LOVE SONGS, c'est le double album révélateur d'une chanteuse magnifique, sublime même par fractions. Royalement réalisé par Benjamin Biolay, il compte hélas sept titres dispensables, dont trois du chanteur de charme né à Villefranche-sur-Saône. L'auteur-compositeur adulé dans les beaux quartiers n'est pas toujours à la hauteur du magicien de studio. S'il fallait absolument enregistrer vingt chansons, Biolay aurait dû solliciter ses aînés, Dominique A, Christophe Miossec et Jean-Louis Murat, dont on aurait adoré découvrir les offrandes à Vanessa. Effeuillage.
L'Au-delà (3'21). Après J'ai demandé à la lune pour Indochine, Je m'appelle Jane pour Birkin ou Mise à nu pour Pauline Croze, Mickaël Furnon continue d'agencer des couplets 100% cachemire. «Paradis, c'est l'enfer»... «L'au-delà divin de la beauté», oui! Source d'éclatantes inspirations.
C'est quoi? (3'11). Une chanson sur l'indécision. Mathieu Boogaerts a trouvé en Vanessa une muse qui le comprend.
Station Quatre-Septembre (3'29). Quand Benjamin Biolay se sort les doigts, ça donne ça. Quelques notes harmonieuses, de jolies formules («Depuis le premier verre de vin au dernier baiser sans la langue»), un refrain impeccable, pour une piécette délectable qu'on aimerait pouvoir écouter des lunettes 3D sur le nez tellement l'on s'y projette.
Tu vois c'que j'vois (3'13). Une chanson parapente; deuxième titre de Mathieu Boogaerts. «C'est facile / Au signal / Tu décolles», et ça marche. Euphorisant.
La Crème (2'42). Parolier du Madame rêve de Bashung, Pierre Grillet a la plume adroite. «J'veux pas qu'on m'crie / J'veux qu'on m'crème.» Paroles de tube. «Et si possible pas le faire moi-même.» Dit par Vanessa... Bon. Bien. Aux notes, Ben Ricourt. Pour info, depuis qu'il a composé la musique de J'traîne des pieds (Olivia Ruiz), ce chanteur inconnu du grand public se chausse sur mesure.
Le Rempart (3'11). Intense chanson de rupture. «Hey à quoi ça sert / À quoi ça sert de venir te voir?» N'y aurait-il pas un clip à tourner avec Johnny Depp en guess star? Un bijou signé Boogaerts.
Mi amor (3'07). Cette invitation naïve d'Adrien Gallo, Vanessa la chante à la galopade, comme quand elle avait vingt ans. C'était en 1992 et la môme cartonnait avec Be my baby. «All right!

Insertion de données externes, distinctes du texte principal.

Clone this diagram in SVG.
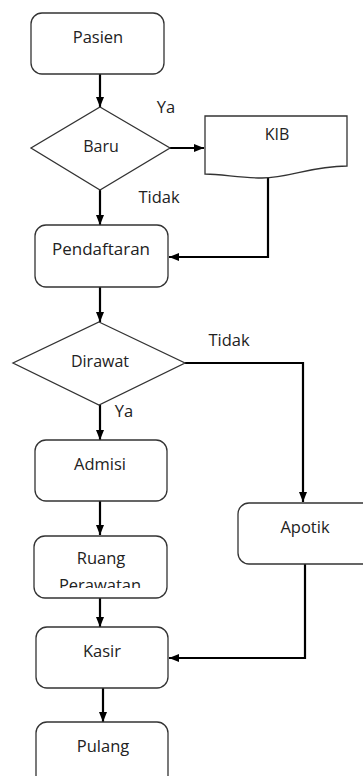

All right!»
Tu si na cosa grande (2'50). Parce que la mélodie sublime du grand Domenico Modugno touchera grâce à Vanessa une nouvelle génération d'auditeurs.
Sombreros (4'23). Qu'avait-elle en français, Vanessa, chanté de marquant depuis l'album VARIATIONS SUR LE MÊME T'AIME (1990) d'un Gainsbourg à bout de souffle, mais qui contenait sa paire de hits? Sombreros de Jérôme Attal, avec ses rîmes en "toc" et en "ox", aurait fait bonne figure sur ce CD. La partition est de Ben Ricourt. Tandem.
Être celle (3'38). «La» chanson du disque. Aux paroles, un poète: Marcel Kanche. «Je veux être celle / Qui boit le ciel...» Sur une musique composée par Vanessa Paradis. Céleste.
Doorway (2'58). Music and Lyrics: Vanessa Paradis. Why not.
La Chanson des vieux cons (4'44). Si le titre n'est pas bon (La Chanson des vieux cons, franchement) et le texte imparfait («le puits sombre et froid», cliché), l'interprétation de Vanessa emporte tout. À la quatre-vingt-cinquième seconde, elle se montre même presque géniale...
Les Roses roses (3'51). On l'attendait, le voilà. Le duo Biolay/Paradis. A-t-il la classe inoxydable de Brandt Rhapsodie? Non, mais ce gentil face-à-face, fiévreux, marcescible à la longue et germanopratin n'est pas déplaisant. Sans oublier, détail qui tue, que des fleurs, dans une cuisine, c'est joli, non? La vieille élégance française.